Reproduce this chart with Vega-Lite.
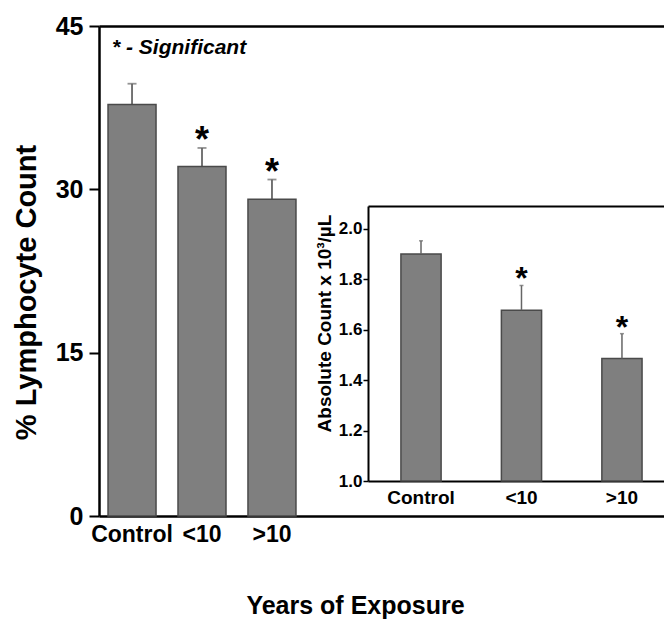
{
  "$schema": "https://vega.github.io/schema/vega-lite/v6.json",
  "width": 565,
  "height": 490,
  "autosize": {"type": "none"},
  "padding": {"left": 99, "top": 26, "right": 0, "bottom": 110},
  "background": "white",
  "config": {
    "view": {"stroke": null},
    "font": "Liberation Sans",
    "axis": {"domainColor": "black", "tickColor": "black", "labelColor": "black", "titleColor": "black", "labelFontWeight": "bold", "titleFontWeight": "bold", "grid": false}
  },
  "datasets": {
    "main": [
      {"group": "Control", "value": 37.8, "upper": 39.7, "sig": ""},
      {"group": "<10", "value": 32.1, "upper": 33.8, "sig": "*"},
      {"group": ">10", "value": 29.1, "upper": 30.9, "sig": "*"}
    ],
    "inset": [
      {"group": "Control", "value": 1.90, "upper": 1.952, "sig": ""},
      {"group": "<10", "value": 1.677, "upper": 1.775, "sig": "*"},
      {"group": ">10", "value": 1.486, "upper": 1.584, "sig": "*"}
    ],
    "note": [
      {"label": "* - Significant", "pos": 0.023, "level": 43}
    ]
  },
  "layer": [
    {
      "data": {"name": "note"},
      "mark": {"type": "text", "fontSize": 21, "fontWeight": "bold", "fontStyle": "italic", "align": "left", "baseline": "middle", "color": "black"},
      "encoding": {
        "x": {"field": "pos", "type": "quantitative", "scale": {"domain": [0, 1], "nice": false, "zero": true}, "axis": null},
        "y": {"field": "level", "type": "quantitative",
          "scale": {"domain": [0, 45], "nice": false},
          "axis": {"orient": "left", "values": [0, 45], "grid": true, "gridColor": "black", "gridWidth": 2.5, "gridOpacity": 1, "domain": false, "ticks": false, "labels": false, "title": null}},
        "text": {"field": "label"}
      }
    },
    {
      "data": {"name": "main"},
      "layer": [
        {
          "mark": {"type": "rule", "color": "#666666", "strokeWidth": 1.8},
          "encoding": {
            "x": {"field": "group", "type": "nominal", "sort": null,
              "scale": {"domain": ["Control", "<10", ">10"], "range": [0, 206], "paddingInner": 0.314, "paddingOuter": 0.129, "align": 0.5},
              "axis": {"orient": "bottom", "title": "Years of Exposure", "labelAngle": 0, "ticks": false, "domain": false, "labelFontSize": 23, "labelPadding": 7, "titleFontSize": 25, "titleX": 256, "titleY": 97, "titleBaseline": "alphabetic", "titleAnchor": "middle"}},
            "y": {"field": "value", "type": "quantitative",
              "scale": {"domain": [0, 45], "nice": false},
              "axis": {"orient": "left", "values": [0, 15, 30, 45], "title": "% Lymphocyte Count", "tickSize": 10, "tickWidth": 2, "domainWidth": 2.5, "labelFontSize": 25, "labelPadding": 6, "titleFontSize": 29, "titleY": 266, "titlePadding": 14}},
            "y2": {"field": "upper"}
          }
        },
        {
          "mark": {"type": "bar", "fill": "#7f7f7f", "stroke": "#4a4a4a", "strokeWidth": 1.5},
          "encoding": {
            "x": {"field": "group", "type": "nominal", "sort": null},
            "y": {"field": "value", "type": "quantitative"}
          }
        },
        {
          "mark": {"type": "tick", "color": "#666666", "size": 9, "thickness": 1.8},
          "encoding": {
            "x": {"field": "group", "type": "nominal", "sort": null},
            "y": {"field": "upper", "type": "quantitative"}
          }
        },
        {
          "mark": {"type": "text", "fontSize": 36, "fontWeight": "bold", "baseline": "alphabetic", "dy": 4.5, "color": "black"},
          "encoding": {
            "x": {"field": "group", "type": "nominal", "sort": null},
            "y": {"field": "upper", "type": "quantitative"},
            "text": {"field": "sig"}
          }
        }
      ]
    },
    {
      "data": {"name": "inset"},
      "layer": [
        {
          "mark": {"type": "bar", "fill": "#7f7f7f", "stroke": "#4a4a4a", "strokeWidth": 1.5},
          "encoding": {
            "x": {"field": "group", "type": "nominal", "sort": null,
              "scale": {"domain": ["Control", "<10", ">10"], "range": [269, 565], "paddingInner": 0.6, "paddingOuter": 0.273, "align": 0.6},
              "axis": {"orient": "bottom", "offset": -35, "title": null, "labelAngle": 0, "ticks": false, "domainWidth": 2, "labelFontSize": 19, "labelPadding": 7}},
            "y": {"field": "value", "type": "quantitative",
              "scale": {"domain": [1, 2.09], "range": [455, 180], "nice": false, "zero": false},
              "axis": {"orient": "left", "offset": -269, "values": [1, 1.2, 1.4, 1.6, 1.8, 2], "format": ".1f", "title": "Absolute Count x 10³/µL", "tickSize": 5, "tickWidth": 1.5, "domainWidth": 2, "labelFontSize": 17, "labelPadding": 1, "titleFontSize": 19, "titleY": 297, "titlePadding": 4}},
            "y2": {"datum": 1}
          }
        },
        {
          "mark": {"type": "rule", "color": "#666666", "strokeWidth": 1.5},
          "encoding": {
            "x": {"field": "group", "type": "nominal", "sort": null, "axis": {"orient": "top", "offset": -180, "labels": false, "ticks": false, "title": null, "domainWidth": 2}},
            "y": {"field": "value", "type": "quantitative", "title": "Absolute Count x 10³/µL"},
            "y2": {"field": "upper"}
          }
        },
        {
          "mark": {"type": "tick", "color": "#666666", "size": 4, "thickness": 1.5},
          "encoding": {
            "x": {"field": "group", "type": "nominal", "sort": null, "axis": null},
            "y": {"field": "upper", "type": "quantitative", "title": "Absolute Count x 10³/µL"}
          }
        },
        {
          "mark": {"type": "text", "fontSize": 32, "fontWeight": "bold", "baseline": "alphabetic", "dy": 4, "color": "black"},
          "encoding": {
            "x": {"field": "group", "type": "nominal", "sort": null, "axis": null},
            "y": {"field": "upper", "type": "quantitative", "title": "Absolute Count x 10³/µL"},
            "text": {"field": "sig"}
          }
        }
      ],
      "resolve": {"axis": {"x": "independent"}}
    }
  ],
  "resolve": {"scale": {"x": "independent", "y": "independent"}, "axis": {"x": "independent", "y": "independent"}}
}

[THE TASK] Take the data above and repeat it exactly, leaving each picture out.

[ANSWER TO THE TASK]
Reproduce this chart with Vega-Lite.
{
  "$schema": "https://vega.github.io/schema/vega-lite/v6.json",
  "width": 565,
  "height": 490,
  "autosize": {"type": "none"},
  "padding": {"left": 99, "top": 26, "right": 0, "bottom": 110},
  "background": "white",
  "config": {
    "view": {"stroke": null},
    "font": "Liberation Sans",
    "axis": {"domainColor": "black", "tickColor": "black", "labelColor": "black", "titleColor": "black", "labelFontWeight": "bold", "titleFontWeight": "bold", "grid": false}
  },
  "datasets": {
    "main": [
      {"group": "Control", "value": 37.8, "upper": 39.7, "sig": ""},
      {"group": "<10", "value": 32.1, "upper": 33.8, "sig": "*"},
      {"group": ">10", "value": 29.1, "upper": 30.9, "sig": "*"}
    ],
    "inset": [
      {"group": "Control", "value": 1.90, "upper": 1.952, "sig": ""},
      {"group": "<10", "value": 1.677, "upper": 1.775, "sig": "*"},
      {"group": ">10", "value": 1.486, "upper": 1.584, "sig": "*"}
    ],
    "note": [
      {"label": "* - Significant", "pos": 0.023, "level": 43}
    ]
  },
  "layer": [
    {
      "data": {"name": "note"},
      "mark": {"type": "text", "fontSize": 21, "fontWeight": "bold", "fontStyle": "italic", "align": "left", "baseline": "middle", "color": "black"},
      "encoding": {
        "x": {"field": "pos", "type": "quantitative", "scale": {"domain": [0, 1], "nice": false, "zero": true}, "axis": null},
        "y": {"field": "level", "type": "quantitative",
          "scale": {"domain": [0, 45], "nice": false},
          "axis": {"orient": "left", "values": [0, 45], "grid": true, "gridColor": "black", "gridWidth": 2.5, "gridOpacity": 1, "domain": false, "ticks": false, "labels": false, "title": null}},
        "text": {"field": "label"}
      }
    },
    {
      "data": {"name": "main"},
      "layer": [
        {
          "mark": {"type": "rule", "color": "#666666", "strokeWidth": 1.8},
          "encoding": {
            "x": {"field": "group", "type": "nominal", "sort": null,
              "scale": {"domain": ["Control", "<10", ">10"], "range": [0, 206], "paddingInner": 0.314, "paddingOuter": 0.129, "align": 0.5},
              "axis": {"orient": "bottom", "title": "Years of Exposure", "labelAngle": 0, "ticks": false, "domain": false, "labelFontSize": 23, "labelPadding": 7, "titleFontSize": 25, "titleX": 256, "titleY": 97, "titleBaseline": "alphabetic", "titleAnchor": "middle"}},
            "y": {"field": "value", "type": "quantitative",
              "scale": {"domain": [0, 45], "nice": false},
              "axis": {"orient": "left", "values": [0, 15, 30, 45], "title": "% Lymphocyte Count", "tickSize": 10, "tickWidth": 2, "domainWidth": 2.5, "labelFontSize": 25, "labelPadding": 6, "titleFontSize": 29, "titleY": 266, "titlePadding": 14}},
            "y2": {"field": "upper"}
          }
        },
        {
          "mark": {"type": "bar", "fill": "#7f7f7f", "stroke": "#4a4a4a", "strokeWidth": 1.5},
          "encoding": {
            "x": {"field": "group", "type": "nominal", "sort": null},
            "y": {"field": "value", "type": "quantitative"}
          }
        },
        {
          "mark": {"type": "tick", "color": "#666666", "size": 9, "thickness": 1.8},
          "encoding": {
            "x": {"field": "group", "type": "nominal", "sort": null},
            "y": {"field": "upper", "type": "quantitative"}
          }
        },
        {
          "mark": {"type": "text", "fontSize": 36, "fontWeight": "bold", "baseline": "alphabetic", "dy": 4.5, "color": "black"},
          "encoding": {
            "x": {"field": "group", "type": "nominal", "sort": null},
            "y": {"field": "upper", "type": "quantitative"},
            "text": {"field": "sig"}
          }
        }
      ]
    },
    {
      "data": {"name": "inset"},
      "layer": [
        {
          "mark": {"type": "bar", "fill": "#7f7f7f", "stroke": "#4a4a4a", "strokeWidth": 1.5},
          "encoding": {
            "x": {"field": "group", "type": "nominal", "sort": null,
              "scale": {"domain": ["Control", "<10", ">10"], "range": [269, 565], "paddingInner": 0.6, "paddingOuter": 0.273, "align": 0.6},
              "axis": {"orient": "bottom", "offset": -35, "title": null, "labelAngle": 0, "ticks": false, "domainWidth": 2, "labelFontSize": 19, "labelPadding": 7}},
            "y": {"field": "value", "type": "quantitative",
              "scale": {"domain": [1, 2.09], "range": [455, 180], "nice": false, "zero": false},
              "axis": {"orient": "left", "offset": -269, "values": [1, 1.2, 1.4, 1.6, 1.8, 2], "format": ".1f", "title": "Absolute Count x 10³/µL", "tickSize": 5, "tickWidth": 1.5, "domainWidth": 2, "labelFontSize": 17, "labelPadding": 1, "titleFontSize": 19, "titleY": 297, "titlePadding": 4}},
            "y2": {"datum": 1}
          }
        },
        {
          "mark": {"type": "rule", "color": "#666666", "strokeWidth": 1.5},
          "encoding": {
            "x": {"field": "group", "type": "nominal", "sort": null, "axis": {"orient": "top", "offset": -180, "labels": false, "ticks": false, "title": null, "domainWidth": 2}},
            "y": {"field": "value", "type": "quantitative", "title": "Absolute Count x 10³/µL"},
            "y2": {"field": "upper"}
          }
        },
        {
          "mark": {"type": "tick", "color": "#666666", "size": 4, "thickness": 1.5},
          "encoding": {
            "x": {"field": "group", "type": "nominal", "sort": null, "axis": null},
            "y": {"field": "upper", "type": "quantitative", "title": "Absolute Count x 10³/µL"}
          }
        },
        {
          "mark": {"type": "text", "fontSize": 32, "fontWeight": "bold", "baseline": "alphabetic", "dy": 4, "color": "black"},
          "encoding": {
            "x": {"field": "group", "type": "nominal", "sort": null, "axis": null},
            "y": {"field": "upper", "type": "quantitative", "title": "Absolute Count x 10³/µL"},
            "text": {"field": "sig"}
          }
        }
      ],
      "resolve": {"axis": {"x": "independent"}}
    }
  ],
  "resolve": {"scale": {"x": "independent", "y": "independent"}, "axis": {"x": "independent", "y": "independent"}}
}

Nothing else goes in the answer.